The major input to the garden apart from Jim's labour, is compost materials; it is only through adding large quantities of compost to this type of garden that fertility can be maintained. As well as composting all household and garden waste, Jim collects seaweed (he is within walking distance of the beach) and animal manures. He aims to be able to cover all the growing beds with at least a two inch layer of compost every year. His garden is more or less weed free.
Jim grows more than enough vegetables for himself and his wife Alison, every year, for an average of about one days work a week.
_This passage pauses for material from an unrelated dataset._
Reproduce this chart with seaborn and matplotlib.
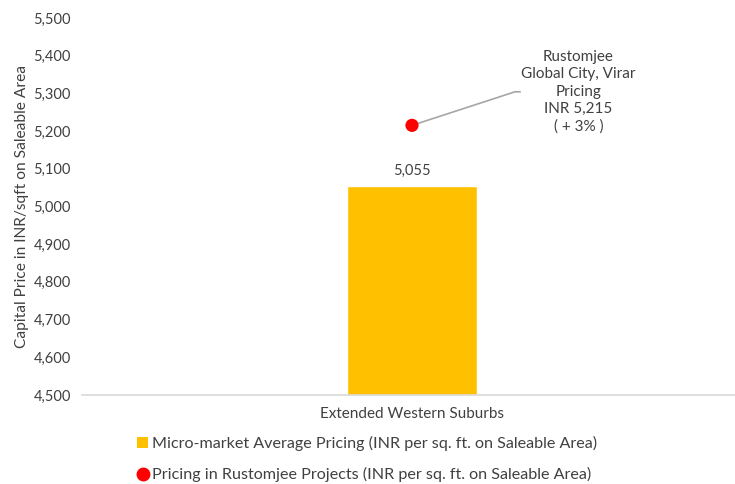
import pandas as pd
import seaborn as sns
import matplotlib.pyplot as plt
from matplotlib.lines import Line2D
from matplotlib.patches import Patch

categories = ['Extended Western Suburbs']
market_avg = [5055]
rustomjee_price = [5215]
y_ticks = [4500, 4600, 4700, 4800, 4900, 5000, 5100, 5200, 5300, 5400, 5500]

sns.set_style('white')
plt.rcParams['font.family'] = ['Lato', 'DejaVu Sans']

df = pd.DataFrame({'category': categories, 'avg': market_avg, 'rust': rustomjee_price})

fig = plt.figure(figsize=(7.35, 4.84), dpi=100)
ax = fig.add_axes([82 / 735, 0.184, 660 / 735, 0.779])

sns.barplot(data=df, x='category', y='avg', color='#FFC000', width=0.196,
            saturation=1, ax=ax)
sns.scatterplot(data=df, x='category', y='rust', color='#FF0000', s=90,
                edgecolor='none', ax=ax, zorder=5)

ax.set_ylim(4500, 5500)
ax.set_xlim(-0.5, 0.5)
ax.set_yticks(y_ticks)
ax.set_yticklabels([f'{v:,}' for v in y_ticks], fontsize=10.5, color='#404040')
ax.tick_params(axis='both', length=0, pad=8)
ax.tick_params(axis='x', labelsize=11, labelcolor='#404040', pad=9)
ax.set_xlabel('')
ax.set_ylabel('Capital Price in INR/sqft on Saleable Area', fontsize=11.2,
              color='#404040', labelpad=3)
for s in ['top', 'right', 'left']:
    ax.spines[s].set_visible(False)
ax.spines['bottom'].set_color('#D9D9D9')
ax.spines['bottom'].set_linewidth(1.2)

# bar label
ax.text(0, market_avg[0] + 20, f'{market_avg[0]:,}', ha='center', va='bottom',
        fontsize=10.5, color='#404040')

# callout for the Rustomjee point
ax.plot([0, 0.156, 0.164], [rustomjee_price[0], 5304, 5304], color='#A6A6A6',
        lw=1.2, zorder=4)
ax.text(0.252, 5304, f'Rustomjee\nGlobal City, Virar\nPricing\nINR {rustomjee_price[0]:,}\n( + 3% )',
        ha='center', va='center', fontsize=11, color='#404040', linespacing=1.3)

handles = [Patch(facecolor='#FFC000', edgecolor='none'),
           Line2D([], [], marker='o', color='none', markerfacecolor='#FF0000',
                  markeredgecolor='none', markersize=10)]
labels = ['Micro-market Average Pricing (INR per sq. ft. on Saleable Area)',
          'Pricing in Rustomjee Projects (INR per sq. ft. on Saleable Area)']
fig.legend(handles, labels, loc='upper left', bbox_to_anchor=(137 / 735, 1 - 436 / 484),
           frameon=False, fontsize=11.6, labelcolor='#404040', handlelength=0.7,
           handletextpad=0.2, labelspacing=1.0, borderaxespad=0, borderpad=0)

fig.savefig('out.png', dpi=100)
He acknowledges that there are busier times, such as in the spring where he may do work on most days, and quieter times, such as the winter, when he may not be doing anything some weeks.
In theory then, a master gardener working a five day week could manage five allotments and produce sufficient vegetables and some fruit for ten people.
Scaling up
An acre is taken to be 4840 sq.yd. We could say roughly 70 yd. by 70 yd. This would allow us to divide it into allotments as in the following illustration:
One allotment space is given over to parking and somewhere to dump large quantities of useful materials, such as farmyard manure, for later distribution to individual allotments. Access to individual allotments is by 5 yd. wide paths, which would allow the use of cars and small trailers or large hand carts to distribute materials. We could reduce the size of access and storage to make more growing space but these figures will give an idea.
This arrangement gives 20 allotments of about 200 sq. yds. each, to an acre.
So, in theory, an acre of land divided into allotments as above would provide jobs for 4 full-time Master Gardeners and would produce more than enough vegetables to feed 40 people together with a good proportion of fruit. This would be hard work for the master gardeners!
A more realistic approach would be to say four part time Master Gardeners who manage their own allotments and provide training and support for 16 novitiates who manage their own allotments. Obviously there are multiple ways of putting together teachers and learners; the key point is that an acre of allotments can produce vegetables for 40 people and could provide four full time jobs
A further note is that a landowner can make more money renting an acre as allotments than as horse livery. Grass livery round here is about £20 per week per horse and one acre might cater for 1 horse, giving an annual income of 20 X 52 = £1040. Rent for an allotment is about £80 per year hence an annual income of 20 X 80 = £1600.
We're not trying to be prescriptive here, just giving an idea, the basic idea being that organic gardening can produce far more worthwhile jobs per acre than farming and considerable quantities of local food for low to zero carbon emissions.
With thoughtful design and a good dose of luck, the gardeners may yet inherit the earth!